22 octobre 2003, Rome - La FAO lance une alerte au criquet pèlerin : "Au cours des deux dernières semaines, de nouvelles résurgences de criquets pèlerins se sont déclarées en Mauritanie et au Soudan et des opérations de lutte ont commencé. Une autre résurgence est en cours au Niger et la situation reste préoccupante au Mali. La FAO et les pays concernés ont pris une action immédiate pour éviter que la situation se détériore davantage."
Mais à partir de là, la situation ne va cesser de se dégrader, évoluer en recrudescence puis en invasion. Les pays affectés vont rester impuissants, et les bailleurs sourds aux appels de la FAO. En octobre 2003, la FAO estime à 1 M$ US les coûts nécessaires pour faire face... et pas de réaction. Les pays affectés, et en particulier le Maroc, tentent de lutter mais rien n'y fait, l'invasion progresse. La FAO continue à alerter. En décembre les coûts sont réévalués à 5 M$, puis à 10 M$ en février 2004... et toujours pas de réaction. Presque un an après la première alerte, les coûts pour faire face sont maintenant estimés par la FAO entre 50 (en juin 2004) puis 100 M$ (en août). Enfin, enfin, les bailleurs se mobilisent et les fonds commencent à arriver. Mais... fonds débloqués ne veut pas dire action immédiate sur le terrain. Il faut commander et faire livrer le matériel et les produits, recruter du personnel supplémentaire, organiser la logistique, etc. Finalement, la lutte se met en place et conduit à une maitrise de la situation et à la fin de l'invasion dès le début 2005. Mais que de retards et d'argent dépensé.

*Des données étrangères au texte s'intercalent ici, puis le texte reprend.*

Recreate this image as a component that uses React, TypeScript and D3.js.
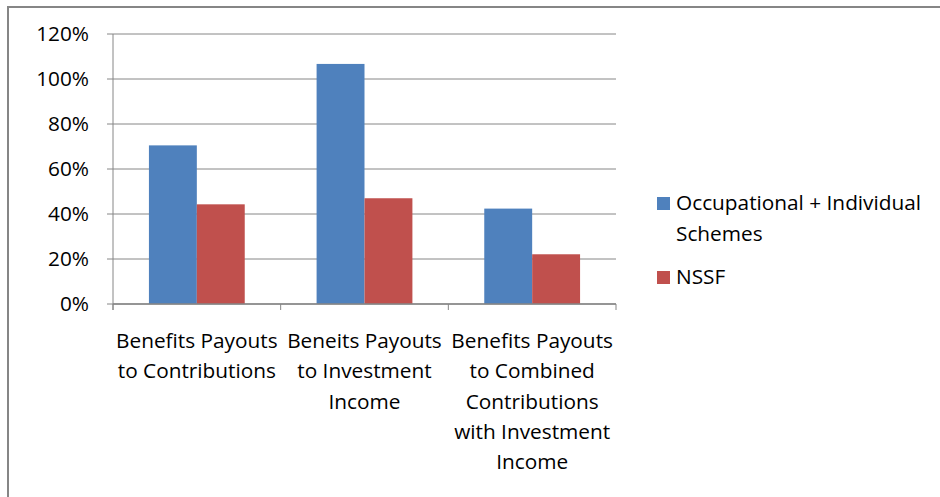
import React from "react";
import * as d3 from "d3";

const categories = [
  ["Benefits Payouts", "to Contributions"],
  ["Beneits Payouts", "to Investment", "Income"],
  ["Benefits Payouts", "to Combined", "Contributions", "with Investment", "Income"],
];
const seriesNames = ["Occupational + Individual Schemes", "NSSF"];
const occupational = [0.705, 1.067, 0.424];
const nssf = [0.443, 0.47, 0.221];
const yTicks = [0, 0.2, 0.4, 0.6, 0.8, 1.0, 1.2];
const colors = ["#4F81BD", "#C0504D"];

const W = 940;
const H = 497;
const FONT = "'Open Sans', Lato, sans-serif";
const FS = 20.8;

export default function App() {
  const left = 113, right = 616, top = 34, bottom = 304;
  const x = d3.scaleBand<number>().domain(d3.range(categories.length)).range([left, right]).paddingInner(0).paddingOuter(0);
  const inner = d3.scaleBand<number>().domain([0, 1]).range([0, x.bandwidth()]).paddingOuter(0.75).paddingInner(0);
  const y = d3.scaleLinear().domain([0, 1.2]).range([bottom, top]);
  const series = [occupational, nssf];
  const fmt = d3.format(".0%");
  const grid = "#868686";

  return (
    <div style={{ position: "absolute", left: 0, top: 0 }}>
      <svg width={W} height={H} style={{ display: "block", fontFamily: FONT }}>
        <rect x={0} y={0} width={W} height={H} fill="#fff" />
        <line x1={8} y1={7} x2={W} y2={7} stroke={grid} strokeWidth={2} />
        <line x1={8} y1={6} x2={8} y2={H} stroke={grid} strokeWidth={2} />
        {yTicks.map((t) => (
          <g key={t}>
            <line x1={left - 6} x2={right} y1={y(t)} y2={y(t)} stroke={grid} strokeWidth={1} />
            <text x={89} y={y(t)} dy="0.35em" textAnchor="end" fontSize={FS} fill="#000">
              {fmt(t)}
            </text>
          </g>
        ))}
        {series.map((vals, si) =>
          vals.map((v, ci) => (
            <rect
              key={`${si}-${ci}`}
              x={(x(ci) as number) + (inner(si) as number)}
              y={y(v)}
              width={inner.bandwidth()}
              height={y(0) - y(v)}
              fill={colors[si]}
            />
          ))
        )}
        <line x1={left} x2={left} y1={top} y2={bottom + 6} stroke={grid} strokeWidth={1} />
        <line x1={left} x2={right} y1={bottom} y2={bottom} stroke={grid} strokeWidth={1.5} />
        {d3.range(categories.length + 1).map((i) => {
          const xx = left + i * x.bandwidth();
          return <line key={i} x1={xx} x2={xx} y1={bottom} y2={bottom + 6} stroke={grid} strokeWidth={1} />;
        })}
        {categories.map((lines, ci) => (
          <text key={ci} textAnchor="middle" fontSize={FS} fill="#000">
            {lines.map((ln, li) => (
              <tspan key={li} x={(x(ci) as number) + x.bandwidth() / 2} y={348 + li * 30.3}>
                {ln}
              </tspan>
            ))}
          </text>
        ))}
        <rect x={657} y={197} width={13} height={13} fill={colors[0]} />
        <text x={676} y={210} fontSize={FS} fill="#000">Occupational + Individual</text>
        <text x={676} y={241} fontSize={FS} fill="#000">Schemes</text>
        <rect x={657} y={271} width={13} height={13} fill={colors[1]} />
        <text x={676} y={284} fontSize={FS} fill="#000">{seriesNames[1]}</text>
      </svg>
    </div>
  );
}
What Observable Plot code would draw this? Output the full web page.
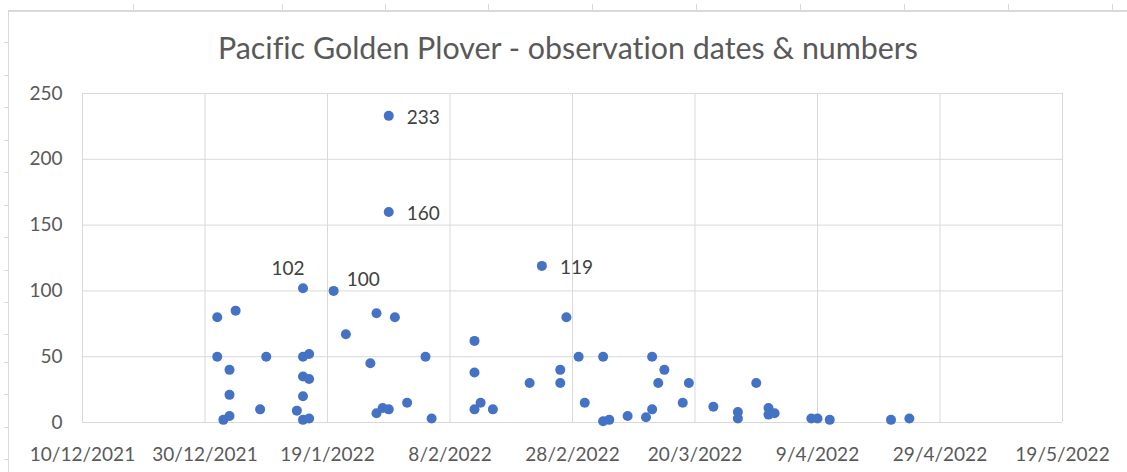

Pendant toute la crise de 2003-2005, mon unité CIRAD fut fortement sollicitée pour son expertise technique et scientifique, et joua un véritable rôle de plateforme d’information sur le problème criquet pèlerin au niveau national et international. Le site web de l'unité fut alors très fortement consulté, et continua à l'être.
C'est finalement cette invasion qui décidera les bailleurs à se mobiliser et à financer la phase 1 du programme EMPRES dès 2005... quand même 8 ans après ma première mission sur le sujet en 1997. En tout, de 1997 à 2012, je ferai 25 missions pour la FAO dans le cadre du programme EMPRES, en Algérie, Belgique, Egypte, Italie, Libye, Mali, Maroc, Mauritanie, Niger, Sénégal, Tchad... sans compter mes multiples déplacements sur Paris pour plaider la cause de la lutte préventive, défendre le programme EMPRES, et également, bien sûr, tenter de trouver des financements pour nos activités de recherche au CIRAD. Ce que j'arrivais finalement à faire puisque nous pûmes bénéficier de plusieurs lettres de commande dans le cadre des projets français FSP et FFEM d'appui à EMPRES: utilisation de la télédétection spatiale pour le repérage précoce des conditions écologiques favorables aux pullulations de criquets, publication d'une florule de la végétation saharienne des biotopes du criquet pèlerin, mise en place au niveau de 9 pays de l’Afrique de l’Ouest et du Nord-Ouest d’un système de veille des dispositifs nationaux de lutte préventive, etc.). Mon engagement sur le sujet n'aura donc pas été inutile. Comme l'écrivait un collègue du MAE, Laurent Bonneau, dans une note interne de 2003: "La collaboration ancienne et excellente du MAE avec le CIRAD sera importante, nécessaire et recherchée pour mettre en place ce dispositif d'appui à EMPRES. C’est déjà ce qui se fait." C'est ce qui continua à se faire pendant au moins les 10 années suivantes.